**WHAT IS REQUIRED:** Transcribe only part of the material below: the lines from the one containing "Write a Python" through the one containing "plt.rcParams['font.family'] = ['Liberation", inclusive, exactly as written.

**ROWS:**
··········

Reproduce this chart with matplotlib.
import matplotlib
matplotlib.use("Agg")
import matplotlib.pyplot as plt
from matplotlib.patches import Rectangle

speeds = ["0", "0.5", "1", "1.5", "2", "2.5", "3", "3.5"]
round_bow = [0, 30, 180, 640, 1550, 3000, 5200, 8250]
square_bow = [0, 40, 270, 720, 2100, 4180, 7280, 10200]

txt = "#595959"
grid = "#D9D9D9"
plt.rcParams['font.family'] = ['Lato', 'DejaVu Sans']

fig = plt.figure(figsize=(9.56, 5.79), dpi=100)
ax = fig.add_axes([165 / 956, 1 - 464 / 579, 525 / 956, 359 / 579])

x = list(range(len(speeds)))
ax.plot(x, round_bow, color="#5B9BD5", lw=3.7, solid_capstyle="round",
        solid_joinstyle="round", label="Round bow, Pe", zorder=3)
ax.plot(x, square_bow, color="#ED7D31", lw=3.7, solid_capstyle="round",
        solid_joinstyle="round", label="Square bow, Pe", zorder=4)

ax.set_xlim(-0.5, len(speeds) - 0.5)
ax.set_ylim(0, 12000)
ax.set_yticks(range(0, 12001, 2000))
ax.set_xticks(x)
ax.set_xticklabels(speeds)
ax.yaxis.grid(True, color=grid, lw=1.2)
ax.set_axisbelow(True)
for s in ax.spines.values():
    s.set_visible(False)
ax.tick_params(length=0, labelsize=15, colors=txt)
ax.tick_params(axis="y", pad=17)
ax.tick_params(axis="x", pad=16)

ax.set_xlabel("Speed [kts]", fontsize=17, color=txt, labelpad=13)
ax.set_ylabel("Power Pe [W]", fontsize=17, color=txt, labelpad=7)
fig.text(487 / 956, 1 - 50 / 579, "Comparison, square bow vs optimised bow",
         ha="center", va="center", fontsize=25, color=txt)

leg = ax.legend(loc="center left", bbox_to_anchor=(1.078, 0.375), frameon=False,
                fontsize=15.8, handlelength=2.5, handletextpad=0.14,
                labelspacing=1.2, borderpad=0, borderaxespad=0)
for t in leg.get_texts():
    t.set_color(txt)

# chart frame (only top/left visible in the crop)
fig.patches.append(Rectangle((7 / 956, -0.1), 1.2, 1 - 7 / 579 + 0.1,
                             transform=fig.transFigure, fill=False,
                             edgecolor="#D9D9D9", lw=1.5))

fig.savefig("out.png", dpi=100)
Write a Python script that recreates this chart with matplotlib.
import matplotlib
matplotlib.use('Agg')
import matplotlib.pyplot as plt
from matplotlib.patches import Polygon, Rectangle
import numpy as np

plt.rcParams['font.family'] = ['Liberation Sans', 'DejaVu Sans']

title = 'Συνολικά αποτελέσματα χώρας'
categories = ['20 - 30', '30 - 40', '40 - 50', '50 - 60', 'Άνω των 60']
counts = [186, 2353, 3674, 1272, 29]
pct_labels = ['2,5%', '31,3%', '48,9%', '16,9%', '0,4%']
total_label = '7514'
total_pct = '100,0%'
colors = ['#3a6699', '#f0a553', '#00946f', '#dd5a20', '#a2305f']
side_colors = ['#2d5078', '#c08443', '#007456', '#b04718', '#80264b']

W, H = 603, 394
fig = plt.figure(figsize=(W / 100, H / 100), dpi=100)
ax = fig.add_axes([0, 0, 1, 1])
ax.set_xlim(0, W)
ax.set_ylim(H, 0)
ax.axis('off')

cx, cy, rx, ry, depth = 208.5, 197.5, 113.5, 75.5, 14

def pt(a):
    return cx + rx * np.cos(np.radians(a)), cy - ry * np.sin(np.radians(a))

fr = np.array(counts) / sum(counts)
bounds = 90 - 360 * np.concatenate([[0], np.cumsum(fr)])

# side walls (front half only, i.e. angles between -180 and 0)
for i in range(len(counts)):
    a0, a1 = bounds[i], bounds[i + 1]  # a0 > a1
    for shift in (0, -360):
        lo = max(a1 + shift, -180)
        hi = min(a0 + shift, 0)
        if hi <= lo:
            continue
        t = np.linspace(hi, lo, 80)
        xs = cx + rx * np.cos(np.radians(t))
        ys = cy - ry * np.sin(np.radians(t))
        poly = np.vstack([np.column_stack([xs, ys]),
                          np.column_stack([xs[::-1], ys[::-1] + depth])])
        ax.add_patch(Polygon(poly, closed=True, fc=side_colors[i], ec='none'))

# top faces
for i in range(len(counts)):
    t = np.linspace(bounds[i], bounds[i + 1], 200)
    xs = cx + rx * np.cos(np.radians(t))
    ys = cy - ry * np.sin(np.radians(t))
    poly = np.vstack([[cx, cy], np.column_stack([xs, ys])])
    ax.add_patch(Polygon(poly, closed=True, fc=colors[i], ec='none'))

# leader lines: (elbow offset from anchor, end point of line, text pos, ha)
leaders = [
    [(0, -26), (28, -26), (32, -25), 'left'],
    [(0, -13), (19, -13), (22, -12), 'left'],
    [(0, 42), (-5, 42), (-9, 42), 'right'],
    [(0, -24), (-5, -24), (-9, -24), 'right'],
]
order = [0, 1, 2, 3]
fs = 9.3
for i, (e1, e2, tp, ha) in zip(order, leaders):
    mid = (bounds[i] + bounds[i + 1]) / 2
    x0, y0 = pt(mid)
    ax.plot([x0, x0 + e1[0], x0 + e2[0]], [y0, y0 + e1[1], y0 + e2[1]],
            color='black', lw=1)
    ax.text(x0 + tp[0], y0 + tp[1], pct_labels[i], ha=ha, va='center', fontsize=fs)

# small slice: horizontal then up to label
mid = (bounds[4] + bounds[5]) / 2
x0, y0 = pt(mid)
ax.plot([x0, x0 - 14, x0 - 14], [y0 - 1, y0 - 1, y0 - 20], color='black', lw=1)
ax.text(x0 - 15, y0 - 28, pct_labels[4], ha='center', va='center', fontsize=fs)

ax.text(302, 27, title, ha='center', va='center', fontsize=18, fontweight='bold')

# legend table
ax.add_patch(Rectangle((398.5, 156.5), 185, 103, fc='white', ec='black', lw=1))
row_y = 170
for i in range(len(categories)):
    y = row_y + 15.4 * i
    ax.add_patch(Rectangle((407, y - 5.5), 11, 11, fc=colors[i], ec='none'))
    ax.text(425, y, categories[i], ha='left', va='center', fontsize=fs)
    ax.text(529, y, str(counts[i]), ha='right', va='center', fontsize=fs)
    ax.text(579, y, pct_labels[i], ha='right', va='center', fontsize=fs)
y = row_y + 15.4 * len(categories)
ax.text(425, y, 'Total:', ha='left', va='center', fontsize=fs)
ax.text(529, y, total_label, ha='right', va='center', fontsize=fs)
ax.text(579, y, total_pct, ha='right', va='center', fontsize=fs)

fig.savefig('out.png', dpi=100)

··········

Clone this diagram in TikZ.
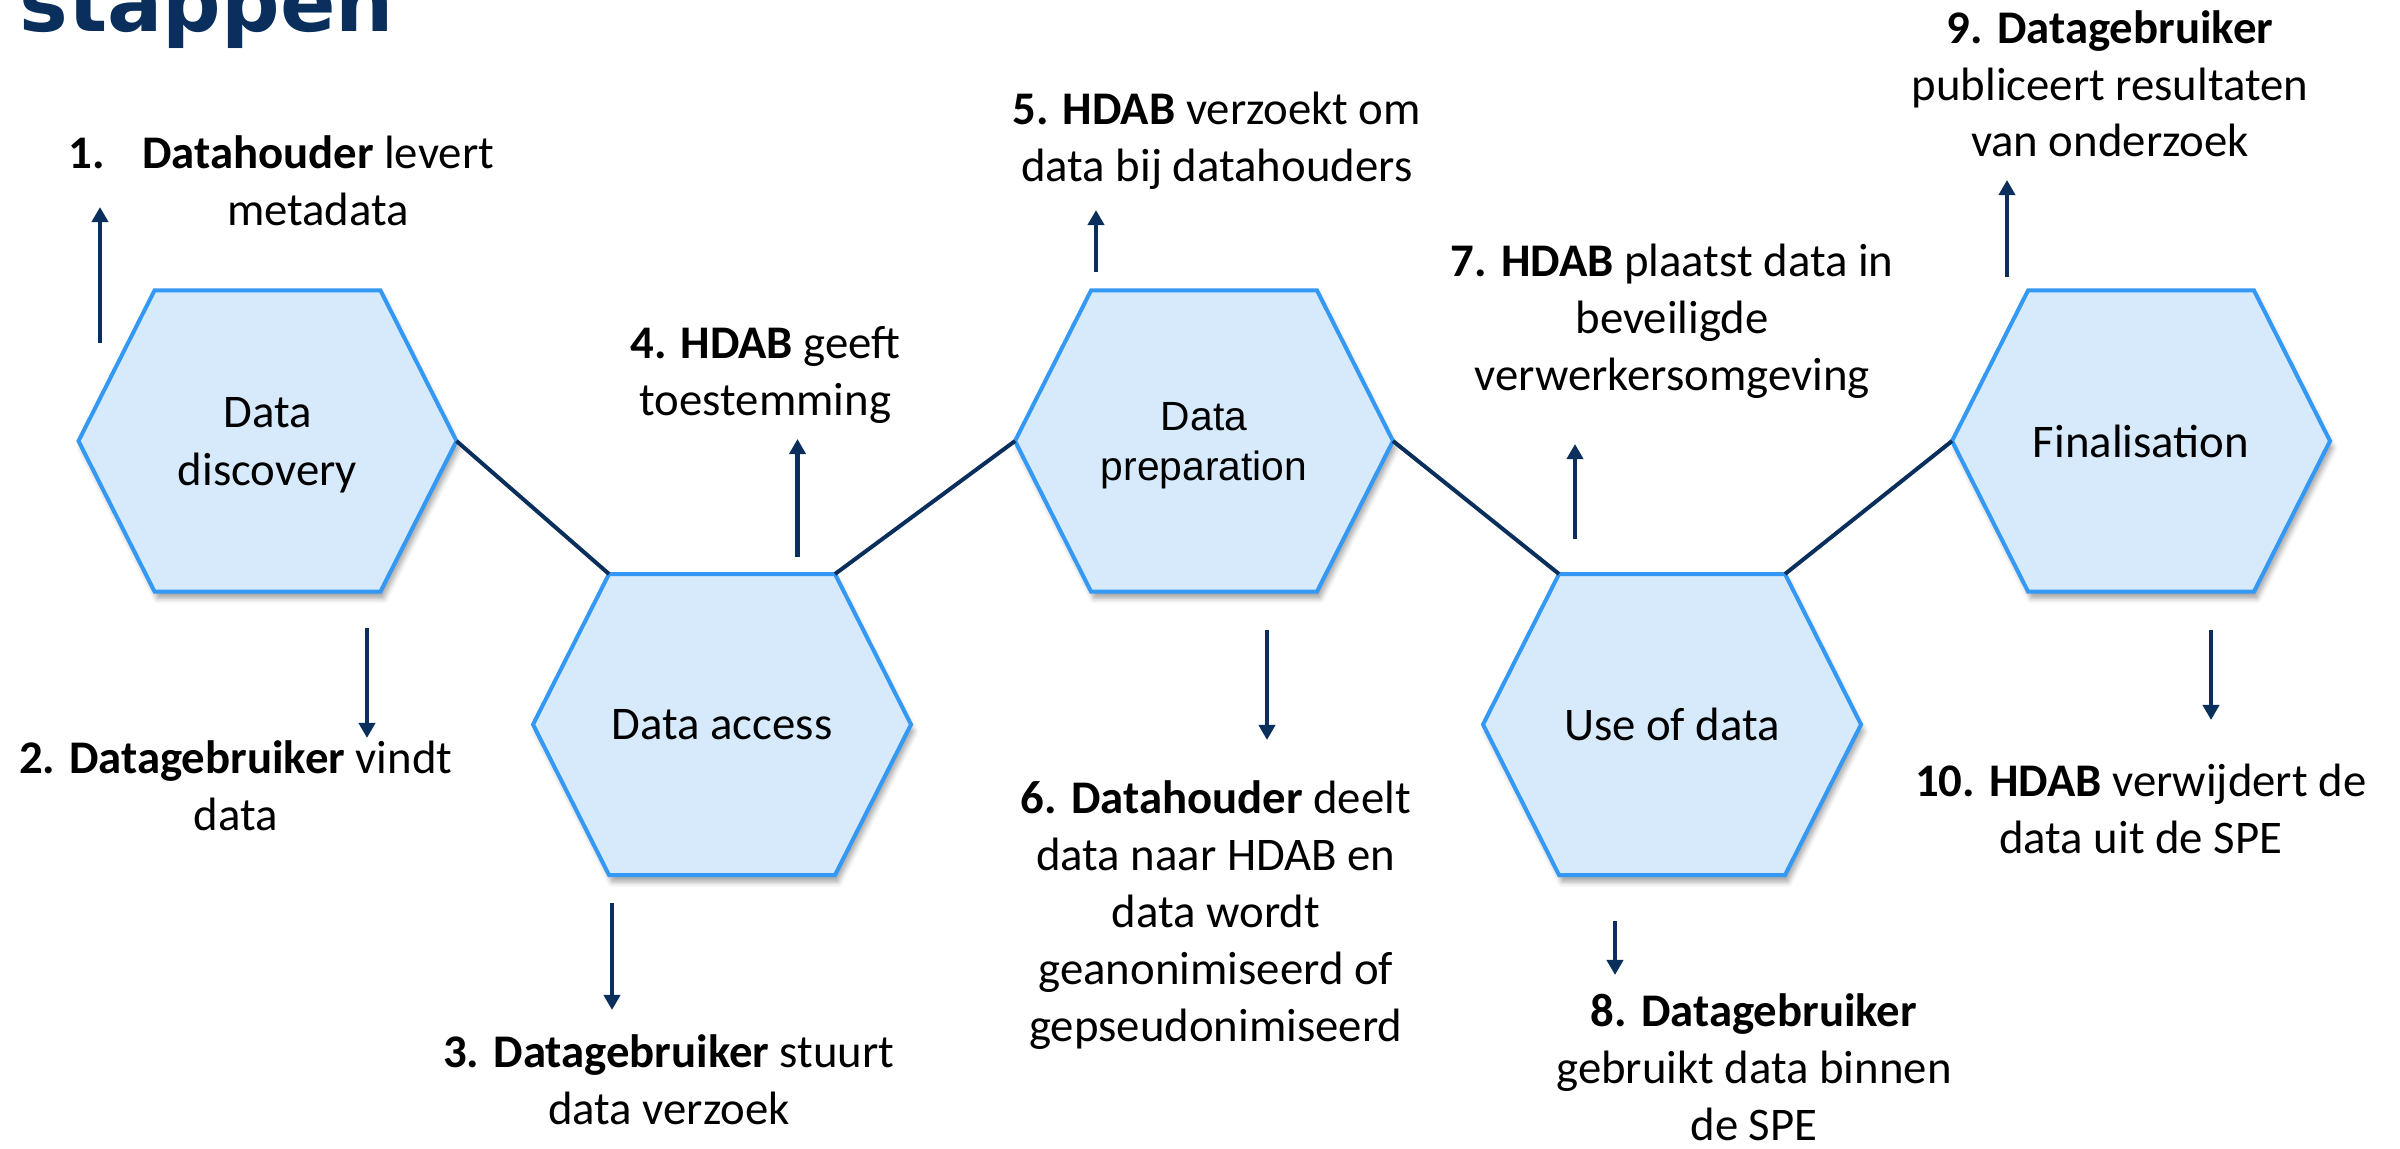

··········

**RESPONSE BELOW:**
Write a Python script that recreates this chart with matplotlib.
import matplotlib
matplotlib.use('Agg')
import matplotlib.pyplot as plt
from matplotlib.patches import Polygon, Rectangle
import numpy as np

plt.rcParams['font.family'] = ['Liberation Sans', 'DejaVu Sans']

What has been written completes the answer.